Thermo-Mechanical Fatigue Simulation of Exhaust Manifolds

Exhaust manifolds bridge the gap between the cylinder head and the catalytic converter. Loading conditions and complex geometry have led the exhaust manifolds heads to become the most challenging parts of diesel engines. Thermal fatigue failure of the engine components easily happens due to excessive temperature gradient and thermal stress. Modern exhaust systems must withstand severe cyclic mechanical and thermal loads throughout the whole life cycle. This study focuses on the Thermo-mechanical Fatigue (TMF) analysis for exhaust manifolds. During recent years, with the constantly advancing progress of high performance computer technology, many finite element software codes provide the ability to solve finite element analysis coupled problems have been developed. The three-dimensional model of the exhaust manifolds was simulated in abaqus software and a chaboche model was utilized to investigate the elastic and plastic behavior of the exhaust manifolds. This model makes the cyclic stress-strain behavior of the material predictable.

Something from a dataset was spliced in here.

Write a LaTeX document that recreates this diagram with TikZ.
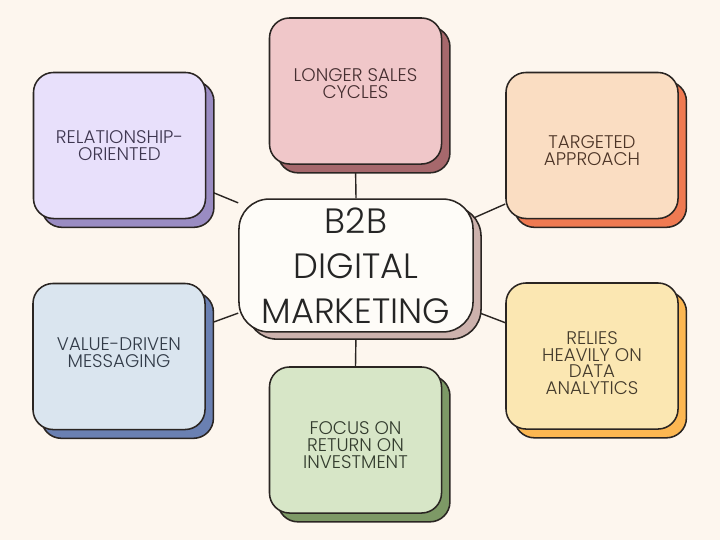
\documentclass[tikz,border=0pt]{standalone}
\usepackage{fontspec}
\setmainfont{Poppins Light}
\usetikzlibrary{shadows,backgrounds}

\definecolor{bgcream}{HTML}{FDF6EE}
\definecolor{inkline}{HTML}{2A2522}
\definecolor{relfront}{HTML}{E8E0FB}
\definecolor{relback}{HTML}{9A8CC2}
\definecolor{relink}{HTML}{3E3650}
\definecolor{salesfront}{HTML}{F0C7C9}
\definecolor{salesback}{HTML}{A6686C}
\definecolor{salesink}{HTML}{452E30}
\definecolor{tgtfront}{HTML}{FADDC2}
\definecolor{tgtback}{HTML}{EF7A52}
\definecolor{tgtink}{HTML}{4C3426}
\definecolor{datafront}{HTML}{FBE7B2}
\definecolor{databack}{HTML}{FCB752}
\definecolor{dataink}{HTML}{443B2C}
\definecolor{roifront}{HTML}{D7E6C7}
\definecolor{roiback}{HTML}{7D9966}
\definecolor{roiink}{HTML}{333C2E}
\definecolor{valfront}{HTML}{DAE5EF}
\definecolor{valback}{HTML}{6A80B2}
\definecolor{valink}{HTML}{323B48}
\definecolor{corefront}{HTML}{FEFCF8}
\definecolor{coreback}{HTML}{CDB2AD}
\definecolor{coreink}{HTML}{252525}

\begin{document}
\begin{tikzpicture}[x=0.025cm, y=-0.025cm]
    \tikzstyle{bubble}=[rectangle, rounded corners=0.5cm, draw=inkline, line width=1.1pt, minimum width=4.3cm, minimum height=3.65cm, inner sep=2pt, align=center, font=\fontsize{13}{12}\selectfont]
    \tikzstyle{rel bubble}=[bubble, fill=relfront, text=relink, general shadow={fill=relback, draw=inkline, shadow xshift=0.21cm, shadow yshift=-0.22cm}]
    \tikzstyle{sales bubble}=[bubble, fill=salesfront, text=salesink, general shadow={fill=salesback, draw=inkline, shadow xshift=0.21cm, shadow yshift=-0.22cm}]
    \tikzstyle{tgt bubble}=[bubble, fill=tgtfront, text=tgtink, general shadow={fill=tgtback, draw=inkline, shadow xshift=0.21cm, shadow yshift=-0.22cm}]
    \tikzstyle{data bubble}=[bubble, fill=datafront, text=dataink, general shadow={fill=databack, draw=inkline, shadow xshift=0.21cm, shadow yshift=-0.22cm}]
    \tikzstyle{roi bubble}=[bubble, fill=roifront, text=roiink, general shadow={fill=roiback, draw=inkline, shadow xshift=0.21cm, shadow yshift=-0.22cm}]
    \tikzstyle{val bubble}=[bubble, fill=valfront, text=valink, general shadow={fill=valback, draw=inkline, shadow xshift=0.21cm, shadow yshift=-0.22cm}]
    \tikzstyle{core bubble}=[bubble, rounded corners=0.75cm, minimum width=5.85cm, minimum height=3.32cm, fill=corefront, text=coreink, font=\fontsize{25}{32}\selectfont, general shadow={fill=coreback, draw=inkline, shadow xshift=0.2cm, shadow yshift=-0.18cm}]
    \tikzstyle{link}=[draw=inkline, line width=1pt]

    \useasboundingbox (0,0) rectangle (720,540);

    % Draw the centre node
    \node[core bubble] (core) at (356,265.5) {B2B\\DIGITAL\\MARKETING};

    % Draw the six outer nodes (trailing gaps nudge the text up or down)
    \node[rel bubble] (rel) at (119.5,145.5) {RELATIONSHIP-\\ORIENTED};
    \node[sales bubble] (sales) at (355.5,91) {LONGER SALES\\CYCLES\\[-0.07cm]};
    \node[tgt bubble] (tgt) at (592,145.5) {TARGETED\\APPROACH\\[-0.67cm]};
    \node[data bubble] (data) at (592,356) {RELIES\\HEAVILY ON\\DATA\\ANALYTICS\\[-0.77cm]};
    \node[roi bubble] (roi) at (355.5,440) {FOCUS ON\\RETURN ON\\INVESTMENT\\[-0.67cm]};
    \node[val bubble] (val) at (119,356.5) {VALUE-DRIVEN\\MESSAGING\\[-0.22cm]};

    % Background and the links behind the boxes
    \begin{pgfonlayer}{background}
      \fill[bgcream] (0,0) rectangle (720,540);
      \path[link] (core.north) edge (sales.south);
      \path[link] (core.152) edge (rel.333);
      \path[link] (core.22) edge (tgt.214);
      \path[link] (core.339) edge (data.159);
      \path[link] (core.202) edge (val.20);
      \path[link] (core.south) edge (roi.north);
    \end{pgfonlayer}
\end{tikzpicture}
\end{document}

The numerical results showed that the temperature and thermal stresses have the most critical values at the confluence region of the exhaust manifolds. This area was under the cyclic tensile and compressive stress and then is under low cycle fatigue. thermo-mechanical fatigue was the main reason for exhaust manifolds failure. After several cycles the fatigue cracks will appear in this region. The lifetime of this part can be determined through finite element analysis instead of experimental tests. Computer aided engineering (CAE) plays an important role to find the weakness of an exhaust manifold layout at the early stage of the engine development.